RIT Team Rescues 7 Delaware Firefighters

Saving Our Own
by Lou Angeli
(Wilmington, DE) – January 5, 2008 -- An early morning Delaware blaze may have turned deadly for 7 firefighters if not for mutual aid pre-planning and a superfast FAST Team. The blaze in a 2-story apartment complex in Alban Park (see map), moved quickly through the building, trapping 7 firefighters who were working on the 2nd floor.
The fire at 561 Homestead Road was reported just before 7:30am to the New Castle County Fireboard, which dispatched three volunteer departments. The building complex is in a subdivision bordering the state’s largest city, Wilmington.
Upon his arrival Chief Chuck Hayes of the Five Points Fire Company reported heavy smoke and fire conditions in the 50-year old building complex. His radio report automatically activated the response of a Rapid Intervention Team (or FAST Team) whose sole responsibility is to rescue and recover trapped or lost firefighters during working alarms.
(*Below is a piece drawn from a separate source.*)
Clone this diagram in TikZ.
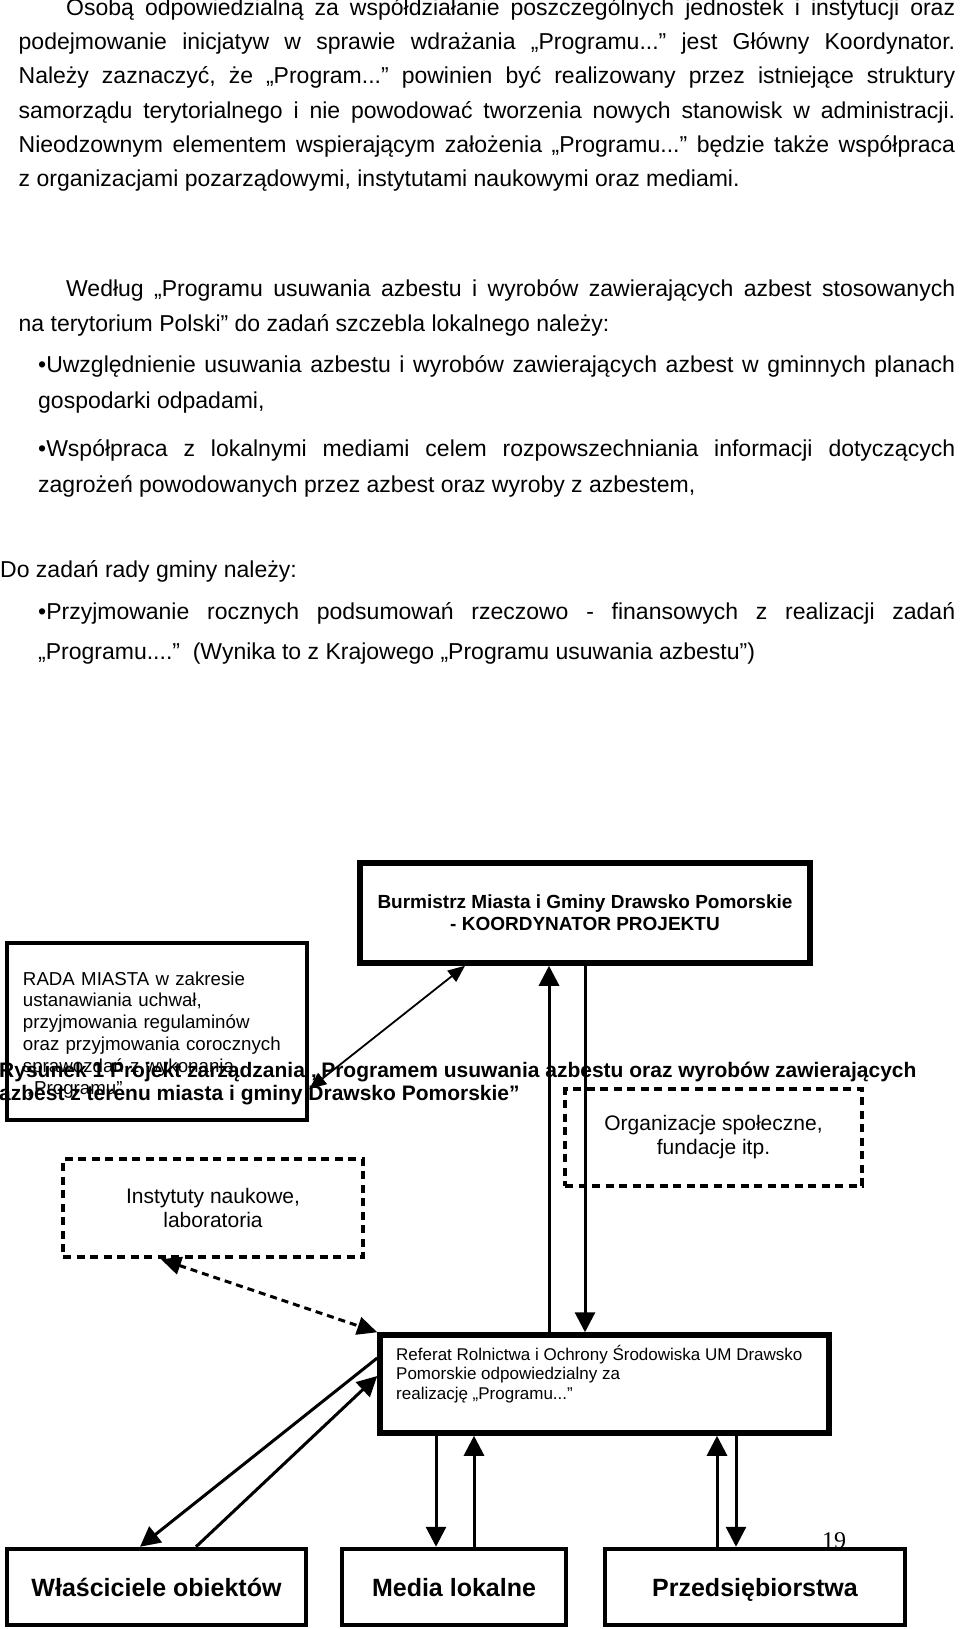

Not long after they arrived, the team was put to the ultimate test.
The RIT Team assignment was given to Engine-1 of the Wilmington Fire Department, which responded as a part of a long-standing mutual aid agreement with the county’s volunteer companies. The RIT Team stood by as firefighters from Five Points and Elsmere advanced a handline to the 2nd floor.
Wilmington Fire Dept. RIT Team at 2006 High-Rise Blaze
According to a report published in the Wilmington News Journal, “…the fire below them burned through the hoseline, cutting off their water supply. As the fire grew worse, the trapped firefighters issued a ‘mayday’ call, triggering a Rapid Intervention Team response from a 4-person crew outside, associated with Wilmington Engine No. 1.” (1)
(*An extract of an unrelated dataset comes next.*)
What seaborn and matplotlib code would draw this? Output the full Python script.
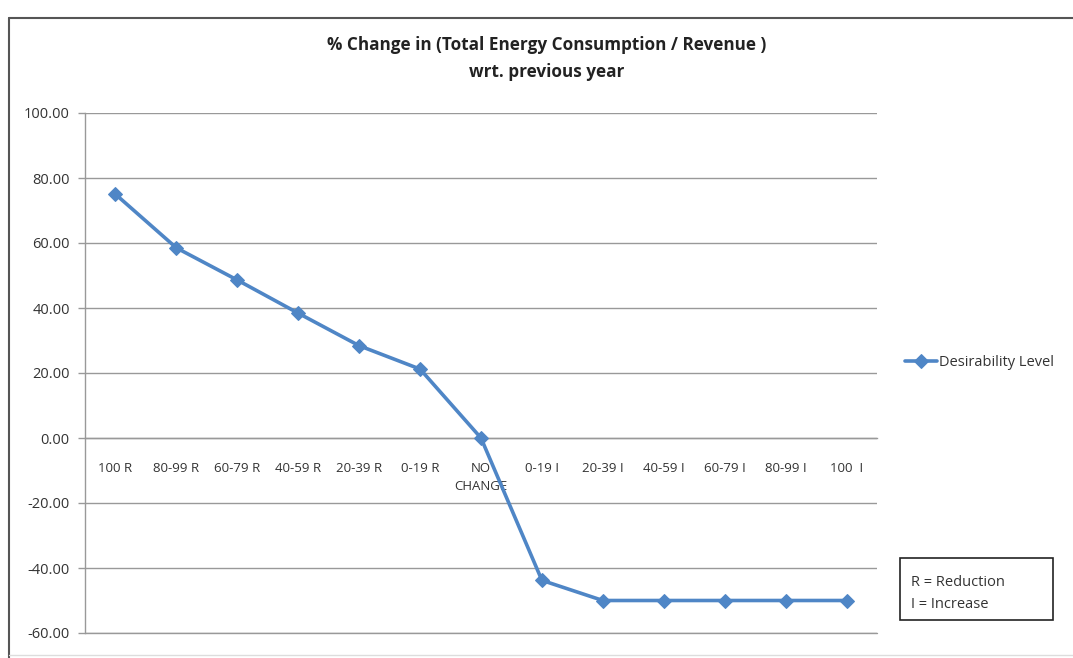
import numpy as np
import pandas as pd
import matplotlib
matplotlib.use("Agg")
import matplotlib.pyplot as plt
import seaborn as sns
from matplotlib.lines import Line2D
from matplotlib.patches import Rectangle

categories = ["100 R", "80-99 R", "60-79 R", "40-59 R", "20-39 R", "0-19 R", "NO\nCHANGE",
              "0-19 I", "20-39 I", "40-59 I", "60-79 I", "80-99 I", "100  I"]
values = [75.0, 58.5, 48.6, 38.4, 28.4, 21.2, 0.0, -43.8, -50.0, -50.0, -50.0, -50.0, -50.0]
yticks = [100, 80, 60, 40, 20, 0, -20, -40, -60]
series_name = "Desirability Level"

sns.set_theme(style="white")
plt.rcParams['font.family'] = ['Open Sans', 'DejaVu Sans']

W, H = 1073, 658
fig = plt.figure(figsize=(W / 100, H / 100), dpi=100)
ax = fig.add_axes([85 / W, 1 - 633 / H, (877 - 85) / W, (633 - 113) / H])

df = pd.DataFrame({"pos": np.arange(len(categories)), "value": values})
color = "#4F86C6"
sns.lineplot(data=df, x="pos", y="value", ax=ax, color=color, linewidth=2.6,
             marker="D", markersize=7, markeredgecolor=color, label=series_name, zorder=5)

ax.set_xlim(-0.5, len(categories) - 0.5)
ax.set_ylim(-60, 100)
ax.set_yticks(yticks)
ax.set_yticklabels([f"{v:.2f}" for v in yticks], fontsize=10.5, color="#333333")
ax.yaxis.grid(True, color="#999999", linewidth=1)
ax.xaxis.grid(False)
ax.set_xlabel("")
ax.set_ylabel("")
ax.axhline(-60, color="#999999", linewidth=1, clip_on=False, zorder=1)

for s in ["top", "right"]:
    ax.spines[s].set_visible(False)
ax.spines["left"].set_color("#999999")
ax.spines["left"].set_linewidth(1)
ax.spines["bottom"].set_position(("data", 0))
ax.spines["bottom"].set_color("#999999")
ax.spines["bottom"].set_linewidth(1)

ax.set_xticks(np.arange(len(categories)))
ax.set_xticklabels(categories, fontsize=9.5, color="#333333", va="top", linespacing=1.5)
ax.set_xticks(np.arange(len(categories) + 1) - 0.5, minor=True)
ax.tick_params(axis="x", which="major", length=0, pad=17)
ax.tick_params(axis="x", which="minor", length=4, color="#999999", width=1, direction="out")
ax.tick_params(axis="y", which="major", length=5, color="#999999", width=1, direction="out", pad=6, left=True)

leg = ax.legend(loc="center left", bbox_to_anchor=(1.019, 0.52), frameon=False,
                fontsize=10.5, handlelength=2.2, handletextpad=0.1)
for t in leg.get_texts():
    t.set_color("#333333")

fig.text(547 / W, 1 - 45 / H, "% Change in (Total Energy Consumption / Revenue )",
         ha="center", va="center", fontsize=12.3, fontweight="bold", color="#222222")
fig.text(547 / W, 1 - 72 / H, "wrt. previous year",
         ha="center", va="center", fontsize=12.3, fontweight="bold", color="#222222")

fig.patches.append(Rectangle((900 / W, 1 - 620 / H), 153 / W, 62 / H, transform=fig.transFigure,
                             fill=False, edgecolor="#222222", linewidth=1.2))
fig.text(911 / W, 1 - 582 / H, "R = Reduction", ha="left", va="center", fontsize=10.5, color="#333333")
fig.text(911 / W, 1 - 605 / H, "I = Increase", ha="left", va="center", fontsize=10.5, color="#333333")

# outer chart frame
fig.lines.append(Line2D([9 / W, 9 / W], [0, 1 - 18 / H], transform=fig.transFigure,
                        color="#555555", linewidth=1.5))
fig.lines.append(Line2D([9 / W, 1], [1 - 18 / H, 1 - 18 / H], transform=fig.transFigure,
                        color="#555555", linewidth=1.5))
fig.lines.append(Line2D([9 / W, 1], [1 - 655 / H, 1 - 655 / H], transform=fig.transFigure,
                        color="#DDDDDD", linewidth=1))

fig.savefig("out.png", dpi=100)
With the stairway gone, the RIT Team quickly improvised creating an escape path using ground ladders to replace the steps. Engine-1’s crew located the firefighters and carefully led them to safety in a rescue operation that took approximately 5 minutes. The rescued firefighters had little or no breathing air remaining in their bottles.

Tom Mitten, a spokesperson for the Five Points Fire Company told the News Journal that the operation “Went like clockwork.”
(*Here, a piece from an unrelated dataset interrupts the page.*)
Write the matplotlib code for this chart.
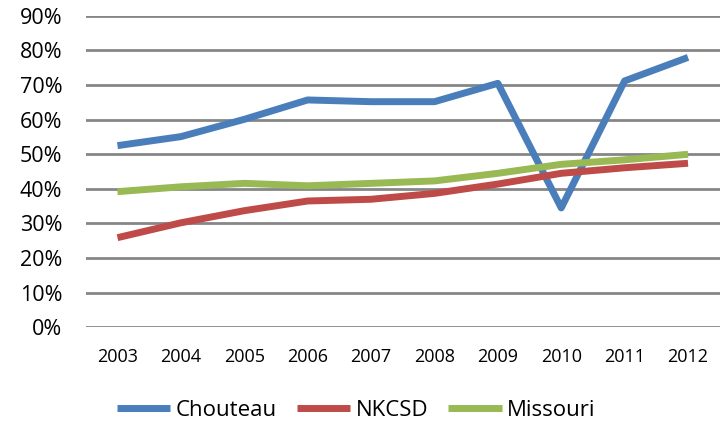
import matplotlib
matplotlib.use("Agg")
import matplotlib.pyplot as plt
from matplotlib.ticker import FuncFormatter

years = ["2003", "2004", "2005", "2006", "2007", "2008", "2009", "2010", "2011", "2012"]
chouteau = [52.5, 55.1, 60.1, 65.7, 65.2, 65.2, 70.5, 34.5, 71.2, 78.0]
nkcsd = [25.9, 30.2, 33.7, 36.5, 37.0, 38.7, 41.4, 44.5, 46.1, 47.4]
missouri = [39.2, 40.6, 41.6, 40.9, 41.6, 42.3, 44.5, 47.1, 48.4, 50.0]

plt.rcParams['font.family'] = ['Open Sans', 'DejaVu Sans']

fig = plt.figure(figsize=(7.27, 4.22), dpi=100)
ax = fig.add_axes([0.118, 0.2244, 0.872, 0.738])

x = list(range(len(years)))
ax.plot(x, chouteau, color="#4A7EBB", lw=5, solid_capstyle="butt", label="Chouteau", zorder=3)
ax.plot(x, nkcsd, color="#BE4B48", lw=5, solid_capstyle="butt", label="NKCSD", zorder=3)
ax.plot(x, missouri, color="#98B954", lw=5, solid_capstyle="butt", label="Missouri", zorder=3)

ax.set_xlim(-0.5, len(years) - 0.5)
ax.set_ylim(0, 90)
ax.set_yticks(range(0, 91, 10))
ax.yaxis.set_major_formatter(FuncFormatter(lambda v, p: f"{int(v)}%"))
ax.set_xticks(x)
ax.set_xticklabels(years)
ax.grid(axis="y", color="#868686", lw=2)
ax.set_axisbelow(True)
for s in ax.spines.values():
    s.set_visible(False)
ax.tick_params(axis="both", length=0)
ax.tick_params(axis="y", labelsize=15.5, pad=17)
ax.tick_params(axis="x", labelsize=13, pad=15)

fig.legend(loc="center", bbox_to_anchor=(0.49, 0.028), ncol=3, frameon=False,
           fontsize=16, handlelength=2.4, handletextpad=0.25, columnspacing=0.9)

fig.savefig("out.png", dpi=100)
The trapped firefighters all experienced injuries during the operation and were stabilized at the scene, then transported to the Christiana Trauma Center for further treatment.

The Alban Park blaze clearly shows the importance and effectiveness of Rapid Intervention Teams on the fireground. (2) Like the deadly Charleston Sofa Warehouse fire, disorientation was the reason for the “Mayday” calls in Alban Park. Unfortunately, Charleston firefighters had no RIT or FAST Team in position and it was just a matter of moments before 9 brave firemen were lost.

“Knowing that the RIT Team is on the fireground is always a real comfort,” one firefighter noted. “But the fact that they actually went to work was a frightening experience.”

Volunteer departments in New Castle County, Delaware as well as the all-career Wilmington Fire Department are to be commended for having trained, trained and trained again in RIT Operations. Like the man said, RIT Teams are a real comfort to have around when the job goes bad. And it is quite possible that 7 Delaware firefighters owe their lives to a relatively new system that is designed to rescue the rescuers.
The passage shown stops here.